Should those $x_i$ be in $R$ so that we have the vector $(x_1, \dots, x_n) \in V$?

Answer 1

I would say no, there is no mistake and the $x_i$ are supposed to be elements of $V$. I agree that it might be a bit strange to put module elements into a "vector", but the equation makes sense: they simply want say that you have $$\sum_{j = 1}^n A_{i,j} x_j = 0$$ for all $1 \leq i \leq n$. Also note that an arbitrary $R$-module is not necessarily of the form $R^n$.

Answer 2

If we interpret the exercise as written, here's one solution . . .

Let $f(t)=\det(tI-A)$ be the characteristic polynomial of $A$.

In expanded form, we have $$f(t)=t^n + r_{n-1}t^{n-1}+ \cdots + r_1t+ r_0$$ for some $r_0,...,r_{n-1}\in R$.

Note that $r_0=f(0)=\det(-A)=(-1)^n\det(A)$.

Let $\vec{x}\in V^n$ be given by $$ \vec{x} = \pmatrix { x_1\\ \vdots\\ x_n\\ } $$ From the given equation $A\vec{x}=0$, it follows that $A^k\vec{x}=0$ for all positive integers $k$.

Applying the Cayley-Hamilton Theorem, we get \begin{align*} &f(A)=0\\[4pt] \implies\;&f(A)\vec{x}=0\\[4pt] \implies\;&(A^n + r_{n-1}A^{n-1}+ \cdots + r_1A+ r_0I)\vec{x}=0\\[4pt] \implies\;&r_0\vec{x}=0\\[4pt] \implies\;&(-1)^n\det(A)\vec{x}=0\\[4pt] \implies\;&\det(A)\vec{x}=0\\[4pt] \implies\;&\det(A)x_i=0\;\text{for all}\;i\\[4pt] \end{align*} as was to be shown.

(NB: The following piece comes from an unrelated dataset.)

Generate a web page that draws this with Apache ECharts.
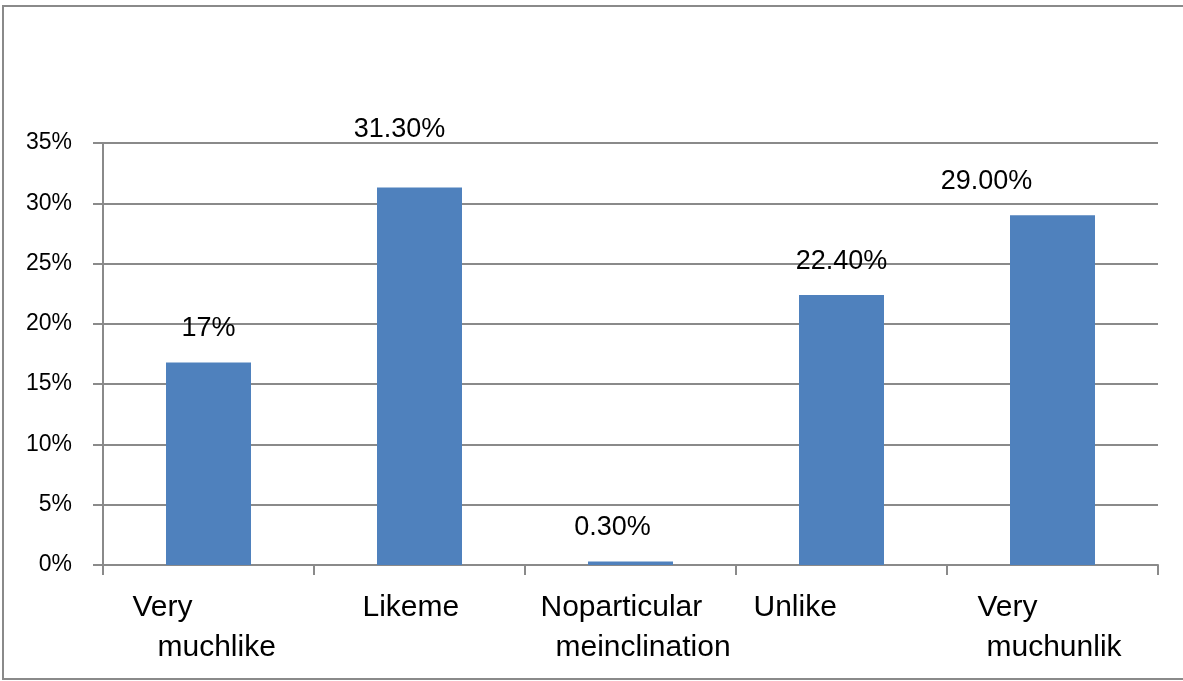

But note: The Cayley-Hamilton Theorem is established in a later chapter.

If we restrict to results from chapters up to and including the chapter for the exercise in question, I don't see a way to solve the problem unless (as you suggested) we assume $V=R$.

With that assumption, we can argue as follows . . .

Suppose $A\vec{x}=0$, where $\vec{x}\in R^n$ is given by $$ \vec{x} = \pmatrix { x_1\\ \vdots\\ x_n\\ } $$ Let $A_1,...,A_n$ denote the columns of $A$, and let $B=x_1A_1 + \cdots + x_nA_n$.

From the equation $A\vec{x}=0$, it follows that $B=0$, hence by Cramer's Rule, we get $$ \det(A)x_i = \det(A_1,...,A_{i-1},B,A_{i+1},...,A_n) = \det(A_1,...,A_{i-1},0,A_{i+1},...,A_n) = 0 $$ for all $i$, as was to be shown.